Sponsored by the Rutgers University Department of Mathematics and the
Center for Discrete Mathematics and Theoretical Computer Science (DIMACS)
Title: Algorithms for Permutation Statistics
Speaker: Andrew Baxter, Rutgers University
Date: Thursday, April 14, 2011 5:00pm
Location: Hill Center, Room 705, Rutgers University, Busch Campus, Piscataway, NJ
We consider the problem of counting the number of permutations containing a given number of subpermutations matching a given pattern. This "number of copies" statistic provides many interesting counting problems, including counting the number of permutations with no copies of (i.e. avoiding) a given pattern or patterns. In this thesis defense I will discuss several of these problems, providing algorithmic solutions which apply to broad classes of patterns.

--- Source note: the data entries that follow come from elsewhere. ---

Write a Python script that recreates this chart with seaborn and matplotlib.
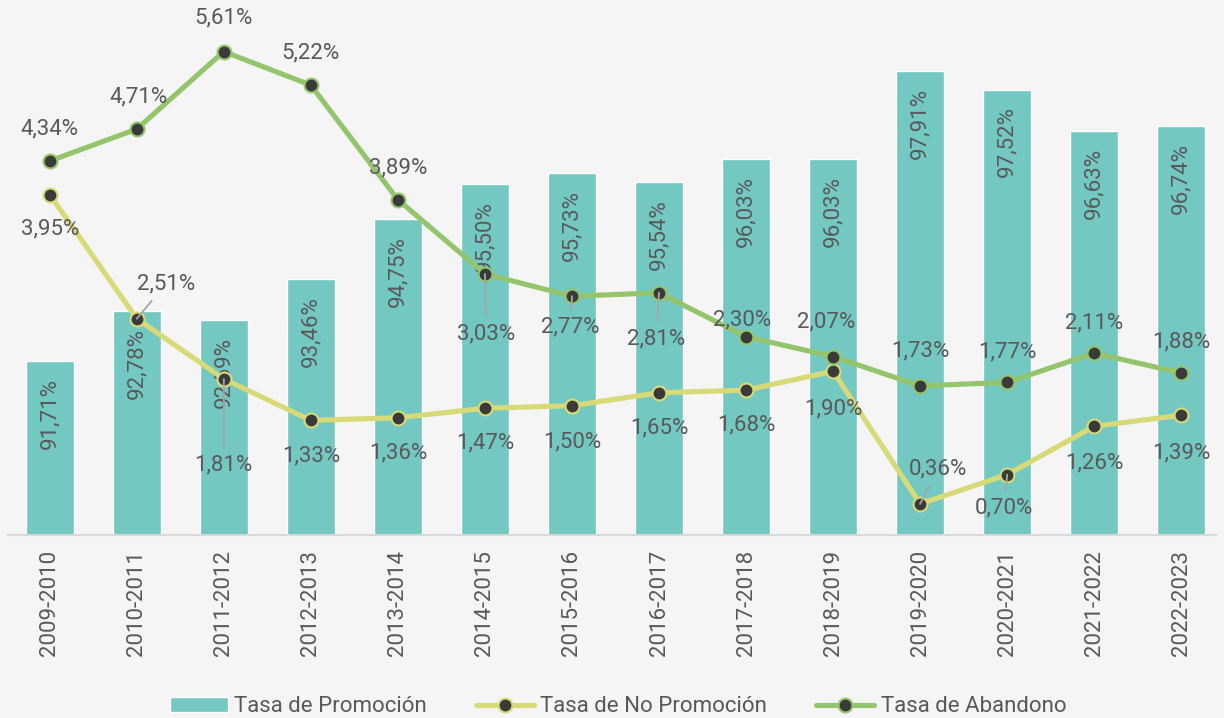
import matplotlib
matplotlib.use('Agg')
from matplotlib import pyplot as plt
from matplotlib.patches import Patch
from matplotlib.lines import Line2D
import numpy as np
import seaborn as sns

sns.set_style('white')
plt.rcParams['font.family'] = ['Roboto', 'DejaVu Sans']

periodos = ['2009-2010', '2010-2011', '2011-2012', '2012-2013', '2013-2014',
            '2014-2015', '2015-2016', '2016-2017', '2017-2018', '2018-2019',
            '2019-2020', '2020-2021', '2021-2022', '2022-2023']
promocion = [91.71, 92.78, 92.59, 93.46, 94.75, 95.50, 95.73, 95.54, 96.03,
             96.03, 97.91, 97.52, 96.63, 96.74]
no_promocion = [3.95, 2.51, 1.81, 1.33, 1.36, 1.47, 1.50, 1.65, 1.68, 1.90,
                0.36, 0.70, 1.26, 1.39]
abandono = [4.34, 4.71, 5.61, 5.22, 3.89, 3.03, 2.77, 2.81, 2.30, 2.07, 1.73,
            1.77, 2.11, 1.88]

# label offsets in points (dx, dy) and whether a leader line is drawn
off_aband = [(0, 23), (1, 23), (0, 24), (0, 23), (0, 23), (1, -43), (-1, -22),
             (-2, -33), (-3, 12), (-5, 25), (0, 25), (0, 22), (0, 22), (0, 22)]
lead_aband = [0, 0, 0, 0, 0, 1, 1, 1, 0, 0, 0, 0, 0, 0]
off_nopro = [(0, -25), (21, 25), (0, -62), (0, -26), (0, -25), (0, -25),
             (0, -26), (0, -25), (0, -25), (0, -27), (13, 25), (-2, -24),
             (0, -26), (0, -27)]
lead_nopro = [0, 1, 1, 0, 0, 0, 0, 0, 0, 0, 1, 1, 0, 0]

BG = '#f5f5f5'
C_BAR = '#73c8c2'
C_NOP = '#d8da78'
C_ABA = '#94c56c'
C_MK = '#3a3a3a'
C_TXT = '#595959'

fig = plt.figure(figsize=(12.24, 7.18), dpi=100, facecolor=BG)
ax = fig.add_axes([0.0065, 0.255, 0.987, 0.72])
ax.set_facecolor(BG)

sns.barplot(x=periodos, y=promocion, color=C_BAR, saturation=1, width=0.55,
            ax=ax)
ax.set_ylim(88, 99.05)
ax.set_xlim(-0.48, 13.4)

for i, v in enumerate(promocion):
    ax.annotate(f'{v:.2f}%'.replace('.', ','), (i, v), xytext=(0, -12),
                textcoords='offset points', rotation=90, ha='center',
                va='top', fontsize=16, color=C_TXT)

ax2 = ax.twinx()
x = np.arange(len(periodos))
sns.lineplot(x=x, y=no_promocion, color=C_NOP, lw=3.7, marker='o',
             markersize=10, markerfacecolor=C_MK, markeredgecolor=C_NOP,
             markeredgewidth=1.5, ax=ax2)
sns.lineplot(x=x, y=abandono, color=C_ABA, lw=3.7, marker='o',
             markersize=10, markerfacecolor=C_MK, markeredgecolor=C_ABA,
             markeredgewidth=1.5, ax=ax2)
ax2.set_ylim(0, 6.0)


def labels(vals, offs, leads):
    for i, v in enumerate(vals):
        dx, dy = offs[i]
        ap = None
        if leads[i]:
            ap = dict(arrowstyle='-', color='#a6a6a6', lw=1.3, shrinkA=3,
                      shrinkB=0)
        ax2.annotate(f'{v:.2f}%'.replace('.', ','), (i, v), xytext=(dx, dy),
                     textcoords='offset points', ha='center', va='center',
                     fontsize=16, color=C_TXT, arrowprops=ap)


labels(abandono, off_aband, lead_aband)
labels(no_promocion, off_nopro, lead_nopro)

for a in (ax, ax2):
    for s in ('top', 'left', 'right'):
        a.spines[s].set_visible(False)
    a.set_yticks([])
    a.set_ylabel('')
ax.spines['bottom'].set_color('#d9d9d9')
ax.spines['bottom'].set_linewidth(1.5)
ax2.spines['bottom'].set_visible(False)
ax.tick_params(axis='x', length=0, pad=11, labelsize=16, labelcolor=C_TXT,
               labelrotation=90)

handles = [
    Patch(facecolor=C_BAR, label='Tasa de Promoción'),
    Line2D([], [], color=C_NOP, lw=3.7, marker='o', markersize=10,
           markerfacecolor=C_MK, markeredgecolor=C_NOP, markeredgewidth=1.5,
           label='Tasa de No Promoción'),
    Line2D([], [], color=C_ABA, lw=3.7, marker='o', markersize=10,
           markerfacecolor=C_MK, markeredgecolor=C_ABA, markeredgewidth=1.5,
           label='Tasa de Abandono'),
]
fig.legend(handles=handles, loc='lower center', bbox_to_anchor=(0.505, -0.027),
           ncol=3, frameon=False, fontsize=16, labelcolor=C_TXT,
           handlelength=2.6, columnspacing=2.2, handletextpad=0.3)

plt.savefig('out.png', dpi=100, facecolor=BG)
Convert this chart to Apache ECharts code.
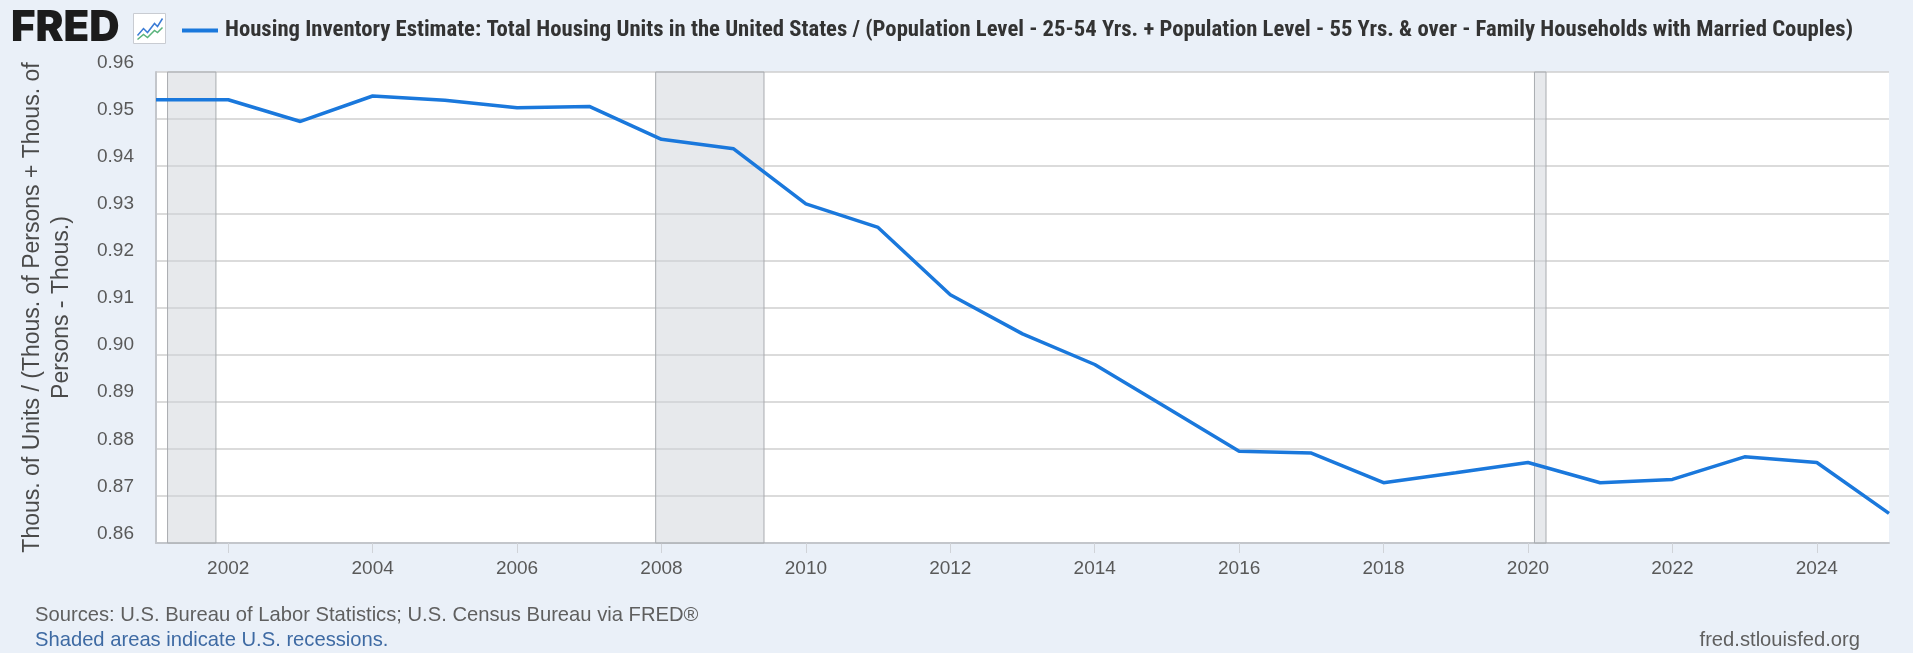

These include applying the Goulden-Jackson cluster method to count permutations with a given number of copies of "dashed" patterns, adapting enumeration schemes to count permutations with no copies of dashed patterns, and adapting enumeration schemes to count permutations with no copies of certain patterns and a given number of copies of others.
I will also briefly discuss the following related extensions: converting enumeration schemes into functional equations for the corresponding generating functions, pattern avoidance by even permutations, and asymptotic joint-distributions of the permutation statistics "inversion number" and "major index."
This is a Ph.D. Thesis Defense, but open to the public.